■ **Exercise brief**
Skip all pictures. Write out the data below from its first line through the line that contains "const X_MAX = 300;".

◆ ◆ ◆ ◆ ◆

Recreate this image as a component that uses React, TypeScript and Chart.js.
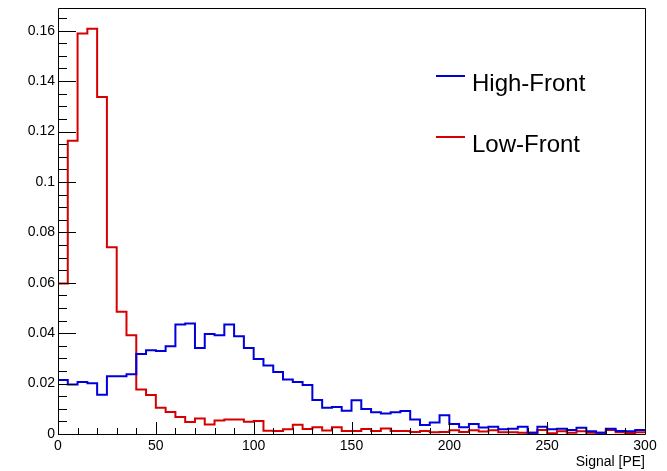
import React, { useEffect, useRef } from 'react';
import { Chart, registerables } from 'chart.js';

Chart.register(...registerables);

// Lower edges of the 5 PE wide bins
const BIN_LOW = [
  0, 5, 10, 15, 20, 25, 30, 35, 40, 45,
  50, 55, 60, 65, 70, 75, 80, 85, 90, 95,
  100, 105, 110, 115, 120, 125, 130, 135, 140, 145,
  150, 155, 160, 165, 170, 175, 180, 185, 190, 195,
  200, 205, 210, 215, 220, 225, 230, 235, 240, 245,
  250, 255, 260, 265, 270, 275, 280, 285, 290, 295,
];
const X_MAX = 300;

const HIGH_FRONT = [
  0.0214, 0.0196, 0.0206, 0.0201, 0.0156, 0.0229, 0.0229, 0.0237, 0.0317, 0.0332,
  0.0329, 0.0348, 0.0434, 0.0438, 0.0341, 0.0397, 0.0392, 0.0434, 0.0388, 0.0341,
  0.0298, 0.0272, 0.0246, 0.0216, 0.0206, 0.0194, 0.0135, 0.0104, 0.0107, 0.0092,
  0.0134, 0.0099, 0.0086, 0.0081, 0.0086, 0.0091, 0.0058, 0.0036, 0.0046, 0.0074,
  0.0040, 0.0027, 0.0040, 0.0026, 0.0029, 0.0019, 0.0021, 0.0029, 0.0005, 0.0029,
  0.0019, 0.0021, 0.0016, 0.0025, 0.0011, 0.0005, 0.0021, 0.0012, 0.0011, 0.0016,
];

const LOW_FRONT = [
  0.0597, 0.1163, 0.1589, 0.1608, 0.1337, 0.0741, 0.0485, 0.0392, 0.0177, 0.0155,
  0.0104, 0.0087, 0.0067, 0.0048, 0.0061, 0.0038, 0.0054, 0.0058, 0.0058, 0.0049,
  0.0052, 0.0013, 0.0012, 0.0019, 0.0037, 0.0020, 0.0027, 0.0014, 0.0027, 0.0012,
  0.0012, 0.0020, 0.0012, 0.0022, 0.0012, 0.0012, 0.0008, 0.0012, 0.0007, 0.0008,
  0.0015, 0.0008, 0.0015, 0.0010, 0.0015, 0.0007, 0.0007, 0.0005, 0.0005, 0.0016,
  0.0003, 0.0011, 0.0005, 0.0011, 0.0005, 0.0005, 0.0016, 0.0007, 0.0004, 0.0007,
];

const SERIES_NAMES = ['High-Front', 'Low-Front'];
const SERIES_COLORS = ['rgb(0,0,220)', 'rgb(215,0,0)'];

const X_MAJOR = [0, 50, 100, 150, 200, 250, 300];
const X_MINOR_STEP = 10;
const Y_MAJOR = [0, 0.02, 0.04, 0.06, 0.08, 0.1, 0.12, 0.14, 0.16];
const Y_MINOR_STEP = 0.005;
const Y_MAX = 0.169;
const X_TITLE = 'Signal [PE]';

const FONT = '"Liberation Sans", Arial, Helvetica, sans-serif';

function toPoints(vals: number[]) {
  const pts = BIN_LOW.map((x, i) => ({ x, y: vals[i] }));
  pts.push({ x: X_MAX, y: vals[vals.length - 1] });
  return pts;
}

const frameAndTicks = {
  id: 'frameAndTicks',
  afterDatasetsDraw(chart: any) {
    const { ctx, chartArea } = chart;
    const xs = chart.scales.x;
    const ys = chart.scales.y;
    const { left, right, top, bottom } = chartArea;
    ctx.save();
    ctx.strokeStyle = '#000';
    ctx.lineWidth = 1;
    // frame
    ctx.beginPath();
    ctx.rect(Math.round(left) + 0.5, Math.round(top) + 0.5, Math.round(right - left), Math.round(bottom - top));
    ctx.stroke();
    // x ticks
    ctx.beginPath();
    for (let v = 0; v <= X_MAX + 1e-9; v += X_MINOR_STEP) {
      const px = Math.round(xs.getPixelForValue(v)) + 0.5;
      const major = X_MAJOR.some((m) => Math.abs(m - v) < 1e-6);
      const len = major ? 12 : 6;
      ctx.moveTo(px, bottom);
      ctx.lineTo(px, bottom - len);
    }
    // y ticks
    for (let v = 0; v <= Y_MAX + 1e-9; v += Y_MINOR_STEP) {
      const py = Math.round(ys.getPixelForValue(v)) + 0.5;
      const major = Y_MAJOR.some((m) => Math.abs(m - v) < 1e-6);
      const len = major ? 18 : 9;
      ctx.moveTo(left, py);
      ctx.lineTo(left + len, py);
    }
    ctx.stroke();

    // axis title
    ctx.fillStyle = '#000';
    ctx.font = `14px ${FONT}`;
    ctx.textAlign = 'right';
    ctx.textBaseline = 'alphabetic';
    ctx.fillText(X_TITLE, right, 466);

    // legend
    const legendRows = [76, 137];
    chart.data.datasets.forEach((ds: any, i: number) => {
      const y = legendRows[i];
      ctx.strokeStyle = ds.borderColor;
      ctx.lineWidth = 2;
      ctx.beginPath();
      ctx.moveTo(436, y);
      ctx.lineTo(465, y);
      ctx.stroke();
      ctx.fillStyle = '#000';
      ctx.font = `24px ${FONT}`;
      ctx.textAlign = 'left';
      ctx.textBaseline = 'alphabetic';
      ctx.fillText(ds.label, 472, y + 15);
    });
    ctx.restore();
  },
};

export default function App() {
  const ref = useRef<HTMLCanvasElement | null>(null);
  useEffect(() => {
    document.body.style.margin = '0';
    const canvas = ref.current;
    if (!canvas) return;
    const chart = new Chart(canvas, {
      type: 'line',
      data: {
        datasets: [HIGH_FRONT, LOW_FRONT].map((vals, i) => ({
          label: SERIES_NAMES[i],
          data: toPoints(vals),
          borderColor: SERIES_COLORS[i],
          backgroundColor: SERIES_COLORS[i],
          borderWidth: 2,
          pointRadius: 0,
          stepped: 'before',
          fill: false,
        })),
      },
      options: {
        animation: false,
        responsive: false,
        devicePixelRatio: 1,
        layout: { padding: { top: 8, right: 22, left: 0, bottom: 0 } },
        plugins: { legend: { display: false }, tooltip: { enabled: false }, title: { display: false } },
        scales: {
          x: {
            type: 'linear',
            min: 0,
            max: X_MAX,
            grid: { display: false, drawTicks: false },
            border: { display: false },
            afterBuildTicks: (s: any) => {
              s.ticks = X_MAJOR.map((v) => ({ value: v }));
            },
            afterFit: (s: any) => {
              s.height = 37;
              s.paddingLeft = 0;
              s.paddingRight = 0;
              s.paddingTop = 0;
              s.paddingBottom = 0;
            },
            ticks: {
              padding: 4,
              maxRotation: 0,
              autoSkip: false,
              color: '#000',
              font: { family: FONT, size: 14 },
              callback: (v: any) => String(v),
            },
          },
          y: {
            type: 'linear',
            min: 0,
            max: Y_MAX,
            grid: { display: false, drawTicks: false },
            border: { display: false },
            afterBuildTicks: (s: any) => {
              s.ticks = Y_MAJOR.map((v) => ({ value: v }));
            },
            afterFit: (s: any) => {
              s.width = 58;
              s.paddingLeft = 0;
              s.paddingRight = 0;
              s.paddingTop = 0;
              s.paddingBottom = 0;
            },
            ticks: {
              padding: 3,
              autoSkip: false,
              color: '#000',
              font: { family: FONT, size: 14 },
              callback: (v: any) => (v === 0 ? '0' : String(+Number(v).toFixed(3))),
            },
          },
        },
      },
      plugins: [frameAndTicks],
    });
    return () => chart.destroy();
  }, []);
  return (
    <div style={{ position: 'absolute', left: 0, top: 0, width: 667, height: 471, background: '#fff' }}>
      <canvas ref={ref} width={667} height={471} style={{ display: 'block', width: 667, height: 471 }} />
    </div>
  );
}
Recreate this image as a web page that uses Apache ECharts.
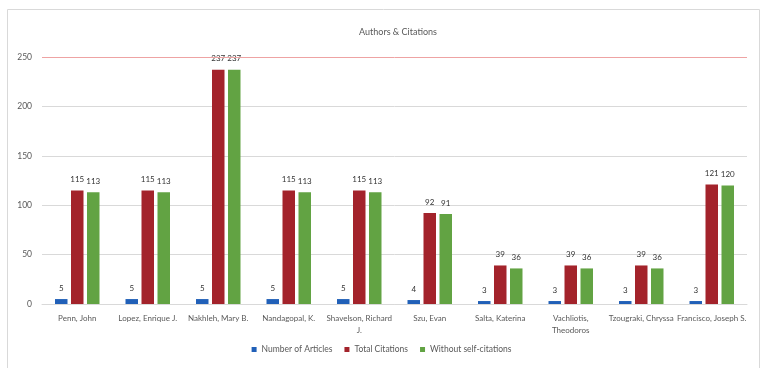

◆ ◆ ◆ ◆ ◆

■ **Task solution**
Recreate this image as a component that uses React, TypeScript and Chart.js.
import React, { useEffect, useRef } from 'react';
import { Chart, registerables } from 'chart.js';

Chart.register(...registerables);

// Lower edges of the 5 PE wide bins
const BIN_LOW = [
  0, 5, 10, 15, 20, 25, 30, 35, 40, 45,
  50, 55, 60, 65, 70, 75, 80, 85, 90, 95,
  100, 105, 110, 115, 120, 125, 130, 135, 140, 145,
  150, 155, 160, 165, 170, 175, 180, 185, 190, 195,
  200, 205, 210, 215, 220, 225, 230, 235, 240, 245,
  250, 255, 260, 265, 270, 275, 280, 285, 290, 295,
];
const X_MAX = 300;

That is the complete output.